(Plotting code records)
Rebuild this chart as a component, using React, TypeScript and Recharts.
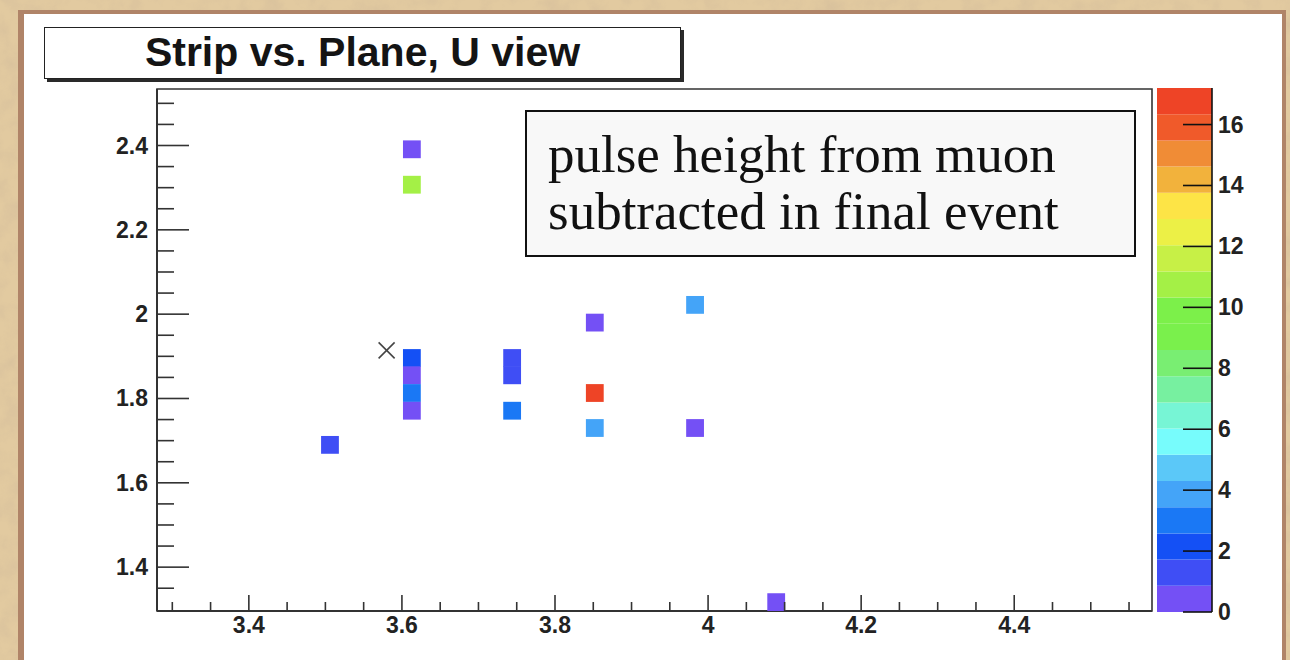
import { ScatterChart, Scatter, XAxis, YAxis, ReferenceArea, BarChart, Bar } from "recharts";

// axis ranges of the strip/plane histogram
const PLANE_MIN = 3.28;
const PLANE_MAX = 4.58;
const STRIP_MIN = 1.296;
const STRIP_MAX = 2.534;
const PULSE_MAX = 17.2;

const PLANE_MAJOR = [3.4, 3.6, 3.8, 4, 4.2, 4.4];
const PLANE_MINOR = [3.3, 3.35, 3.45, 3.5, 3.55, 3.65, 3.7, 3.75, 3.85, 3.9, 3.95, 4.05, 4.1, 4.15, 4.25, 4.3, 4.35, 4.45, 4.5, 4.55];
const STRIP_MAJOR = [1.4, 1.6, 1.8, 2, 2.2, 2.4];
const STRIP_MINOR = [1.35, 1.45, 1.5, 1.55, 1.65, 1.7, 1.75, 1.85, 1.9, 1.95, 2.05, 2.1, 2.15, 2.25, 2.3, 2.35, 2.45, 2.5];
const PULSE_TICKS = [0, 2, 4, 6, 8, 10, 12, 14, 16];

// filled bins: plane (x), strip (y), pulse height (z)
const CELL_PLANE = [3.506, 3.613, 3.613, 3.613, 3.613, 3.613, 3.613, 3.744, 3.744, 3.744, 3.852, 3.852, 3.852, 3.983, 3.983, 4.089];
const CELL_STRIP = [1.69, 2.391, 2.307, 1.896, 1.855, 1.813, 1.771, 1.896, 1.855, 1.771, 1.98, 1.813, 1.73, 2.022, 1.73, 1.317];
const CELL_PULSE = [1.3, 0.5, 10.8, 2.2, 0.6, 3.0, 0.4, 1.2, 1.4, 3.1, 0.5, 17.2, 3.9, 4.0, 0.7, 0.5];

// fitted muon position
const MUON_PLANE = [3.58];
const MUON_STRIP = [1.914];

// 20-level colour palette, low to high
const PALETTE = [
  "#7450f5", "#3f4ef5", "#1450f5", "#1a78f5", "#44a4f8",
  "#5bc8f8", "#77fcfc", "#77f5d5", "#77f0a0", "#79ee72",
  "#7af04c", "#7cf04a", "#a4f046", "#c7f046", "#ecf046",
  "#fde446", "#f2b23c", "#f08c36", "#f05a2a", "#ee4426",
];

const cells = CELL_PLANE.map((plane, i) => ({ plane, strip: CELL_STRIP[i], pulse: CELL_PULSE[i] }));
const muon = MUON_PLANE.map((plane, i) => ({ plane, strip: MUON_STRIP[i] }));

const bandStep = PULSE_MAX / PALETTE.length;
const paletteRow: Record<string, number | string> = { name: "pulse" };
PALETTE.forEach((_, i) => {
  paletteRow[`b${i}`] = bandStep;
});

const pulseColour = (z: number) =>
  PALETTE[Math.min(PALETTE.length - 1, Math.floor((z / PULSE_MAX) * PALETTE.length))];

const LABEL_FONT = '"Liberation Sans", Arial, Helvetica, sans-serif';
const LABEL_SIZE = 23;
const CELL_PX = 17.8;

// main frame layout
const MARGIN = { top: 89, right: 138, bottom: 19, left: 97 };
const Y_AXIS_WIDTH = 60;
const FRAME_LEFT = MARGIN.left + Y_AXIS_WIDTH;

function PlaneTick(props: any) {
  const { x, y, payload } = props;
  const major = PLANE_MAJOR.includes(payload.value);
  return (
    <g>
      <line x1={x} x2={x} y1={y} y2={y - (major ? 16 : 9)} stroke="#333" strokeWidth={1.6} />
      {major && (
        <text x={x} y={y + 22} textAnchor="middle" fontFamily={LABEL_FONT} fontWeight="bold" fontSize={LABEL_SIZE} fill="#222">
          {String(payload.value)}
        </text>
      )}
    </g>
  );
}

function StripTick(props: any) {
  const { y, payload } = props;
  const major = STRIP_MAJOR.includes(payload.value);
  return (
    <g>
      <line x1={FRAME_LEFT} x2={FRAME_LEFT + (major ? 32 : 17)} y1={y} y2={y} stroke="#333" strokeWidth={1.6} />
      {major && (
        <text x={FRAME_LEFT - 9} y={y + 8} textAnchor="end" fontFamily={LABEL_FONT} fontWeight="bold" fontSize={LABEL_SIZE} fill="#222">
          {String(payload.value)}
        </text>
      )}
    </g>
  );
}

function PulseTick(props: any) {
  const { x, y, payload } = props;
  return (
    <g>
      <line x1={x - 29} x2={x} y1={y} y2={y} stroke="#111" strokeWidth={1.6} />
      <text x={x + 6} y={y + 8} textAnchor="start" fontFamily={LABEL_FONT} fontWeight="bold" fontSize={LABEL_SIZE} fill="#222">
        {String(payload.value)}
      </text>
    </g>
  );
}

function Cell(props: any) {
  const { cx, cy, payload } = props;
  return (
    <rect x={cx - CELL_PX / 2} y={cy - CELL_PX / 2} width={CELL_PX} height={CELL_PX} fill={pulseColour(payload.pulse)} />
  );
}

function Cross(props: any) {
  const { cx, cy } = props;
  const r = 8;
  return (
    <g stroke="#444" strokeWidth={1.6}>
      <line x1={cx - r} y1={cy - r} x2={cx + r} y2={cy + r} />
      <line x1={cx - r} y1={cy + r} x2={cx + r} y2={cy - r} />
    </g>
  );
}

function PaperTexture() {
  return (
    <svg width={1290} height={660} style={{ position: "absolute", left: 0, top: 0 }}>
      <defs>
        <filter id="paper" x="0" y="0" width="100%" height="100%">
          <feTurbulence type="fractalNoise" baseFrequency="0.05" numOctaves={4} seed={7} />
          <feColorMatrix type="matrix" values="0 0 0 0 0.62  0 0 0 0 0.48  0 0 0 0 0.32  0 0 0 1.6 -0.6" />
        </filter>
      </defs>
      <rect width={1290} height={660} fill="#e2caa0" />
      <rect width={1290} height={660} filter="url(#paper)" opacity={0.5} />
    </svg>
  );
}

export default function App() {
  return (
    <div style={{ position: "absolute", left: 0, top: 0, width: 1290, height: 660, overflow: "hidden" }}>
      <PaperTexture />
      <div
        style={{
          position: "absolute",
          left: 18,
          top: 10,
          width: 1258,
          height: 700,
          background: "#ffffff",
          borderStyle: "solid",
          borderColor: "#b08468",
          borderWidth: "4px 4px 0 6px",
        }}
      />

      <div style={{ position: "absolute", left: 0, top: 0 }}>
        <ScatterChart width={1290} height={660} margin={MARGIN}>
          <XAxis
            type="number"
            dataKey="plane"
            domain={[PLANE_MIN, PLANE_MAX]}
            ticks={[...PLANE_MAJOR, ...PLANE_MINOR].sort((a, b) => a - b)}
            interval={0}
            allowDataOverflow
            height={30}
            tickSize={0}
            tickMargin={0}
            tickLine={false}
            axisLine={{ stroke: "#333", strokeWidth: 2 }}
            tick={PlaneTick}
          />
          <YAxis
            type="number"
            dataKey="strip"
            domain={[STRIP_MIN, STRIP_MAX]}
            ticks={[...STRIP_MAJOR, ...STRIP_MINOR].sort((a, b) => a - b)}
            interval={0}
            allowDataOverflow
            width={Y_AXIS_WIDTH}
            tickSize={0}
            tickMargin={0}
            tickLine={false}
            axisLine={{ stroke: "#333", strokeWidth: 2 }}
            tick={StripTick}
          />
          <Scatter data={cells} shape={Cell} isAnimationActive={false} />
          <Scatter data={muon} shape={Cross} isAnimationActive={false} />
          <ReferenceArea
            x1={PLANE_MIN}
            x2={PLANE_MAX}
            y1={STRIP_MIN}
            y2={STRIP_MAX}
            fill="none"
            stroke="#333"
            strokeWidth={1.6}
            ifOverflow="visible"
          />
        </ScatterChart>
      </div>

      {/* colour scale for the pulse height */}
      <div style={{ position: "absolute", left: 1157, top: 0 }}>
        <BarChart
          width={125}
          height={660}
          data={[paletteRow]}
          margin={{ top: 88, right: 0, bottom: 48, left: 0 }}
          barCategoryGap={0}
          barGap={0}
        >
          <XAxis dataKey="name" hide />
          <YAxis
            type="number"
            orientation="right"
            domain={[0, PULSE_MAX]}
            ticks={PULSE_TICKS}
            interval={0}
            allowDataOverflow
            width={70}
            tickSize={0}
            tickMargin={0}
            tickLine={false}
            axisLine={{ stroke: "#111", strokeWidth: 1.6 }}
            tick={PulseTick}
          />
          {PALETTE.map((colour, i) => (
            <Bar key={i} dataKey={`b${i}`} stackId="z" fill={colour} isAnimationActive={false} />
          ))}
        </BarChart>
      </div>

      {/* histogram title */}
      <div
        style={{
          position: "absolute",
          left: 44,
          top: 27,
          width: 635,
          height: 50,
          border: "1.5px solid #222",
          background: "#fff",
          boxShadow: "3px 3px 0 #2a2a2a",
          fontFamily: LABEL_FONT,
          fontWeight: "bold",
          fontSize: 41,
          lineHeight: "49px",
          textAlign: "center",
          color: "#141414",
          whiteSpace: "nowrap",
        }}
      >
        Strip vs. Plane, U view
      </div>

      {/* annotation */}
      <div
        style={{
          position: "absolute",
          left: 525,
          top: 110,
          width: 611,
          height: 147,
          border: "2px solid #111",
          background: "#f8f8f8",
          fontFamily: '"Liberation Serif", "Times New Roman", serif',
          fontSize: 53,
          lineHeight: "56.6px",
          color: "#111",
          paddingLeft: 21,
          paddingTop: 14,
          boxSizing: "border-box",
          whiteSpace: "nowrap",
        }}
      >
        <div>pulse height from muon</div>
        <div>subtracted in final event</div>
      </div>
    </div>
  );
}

==

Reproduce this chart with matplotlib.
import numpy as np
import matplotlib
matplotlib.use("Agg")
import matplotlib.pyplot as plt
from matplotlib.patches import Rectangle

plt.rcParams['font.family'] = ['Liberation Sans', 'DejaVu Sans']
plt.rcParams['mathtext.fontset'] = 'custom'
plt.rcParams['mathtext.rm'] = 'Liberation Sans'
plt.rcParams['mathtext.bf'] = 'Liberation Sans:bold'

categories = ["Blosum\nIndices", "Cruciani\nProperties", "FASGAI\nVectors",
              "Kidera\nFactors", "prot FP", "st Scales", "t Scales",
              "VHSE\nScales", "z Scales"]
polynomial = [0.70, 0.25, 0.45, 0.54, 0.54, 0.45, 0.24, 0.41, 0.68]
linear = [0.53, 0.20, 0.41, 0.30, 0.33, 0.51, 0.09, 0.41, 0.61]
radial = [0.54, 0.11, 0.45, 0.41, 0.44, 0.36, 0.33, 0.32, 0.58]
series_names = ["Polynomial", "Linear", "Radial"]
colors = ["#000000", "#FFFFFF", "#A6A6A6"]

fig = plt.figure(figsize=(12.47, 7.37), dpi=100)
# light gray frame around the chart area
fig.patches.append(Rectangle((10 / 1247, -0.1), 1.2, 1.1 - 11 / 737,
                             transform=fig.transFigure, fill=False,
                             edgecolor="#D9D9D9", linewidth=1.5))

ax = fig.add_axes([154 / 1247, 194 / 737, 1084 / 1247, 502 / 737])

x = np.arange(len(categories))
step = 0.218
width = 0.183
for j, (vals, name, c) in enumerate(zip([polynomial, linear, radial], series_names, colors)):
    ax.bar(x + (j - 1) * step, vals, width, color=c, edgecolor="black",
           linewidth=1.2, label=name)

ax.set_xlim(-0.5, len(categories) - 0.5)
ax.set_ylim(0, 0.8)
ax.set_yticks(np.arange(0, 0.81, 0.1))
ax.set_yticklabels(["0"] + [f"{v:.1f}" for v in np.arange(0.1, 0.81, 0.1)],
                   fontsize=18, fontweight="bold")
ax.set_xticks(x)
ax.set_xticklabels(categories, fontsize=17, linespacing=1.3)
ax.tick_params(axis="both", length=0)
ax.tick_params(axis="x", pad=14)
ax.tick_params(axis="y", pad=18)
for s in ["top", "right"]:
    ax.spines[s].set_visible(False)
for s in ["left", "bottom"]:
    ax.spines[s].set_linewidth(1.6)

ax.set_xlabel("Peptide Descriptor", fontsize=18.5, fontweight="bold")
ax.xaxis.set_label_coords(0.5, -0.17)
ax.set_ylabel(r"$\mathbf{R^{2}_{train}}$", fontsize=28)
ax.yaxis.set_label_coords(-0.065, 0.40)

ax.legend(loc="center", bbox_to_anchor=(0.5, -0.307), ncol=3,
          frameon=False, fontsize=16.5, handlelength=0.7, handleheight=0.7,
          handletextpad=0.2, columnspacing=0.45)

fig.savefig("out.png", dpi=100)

> _Instruction_: Omit all pictures, then copy the lines between the ones holding "Rebuild this chart" and "const PULSE_MAX = 17.2;", inclusive.

> _Task response_:
Rebuild this chart as a component, using React, TypeScript and Recharts.
import { ScatterChart, Scatter, XAxis, YAxis, ReferenceArea, BarChart, Bar } from "recharts";

// axis ranges of the strip/plane histogram
const PLANE_MIN = 3.28;
const PLANE_MAX = 4.58;
const STRIP_MIN = 1.296;
const STRIP_MAX = 2.534;
const PULSE_MAX = 17.2;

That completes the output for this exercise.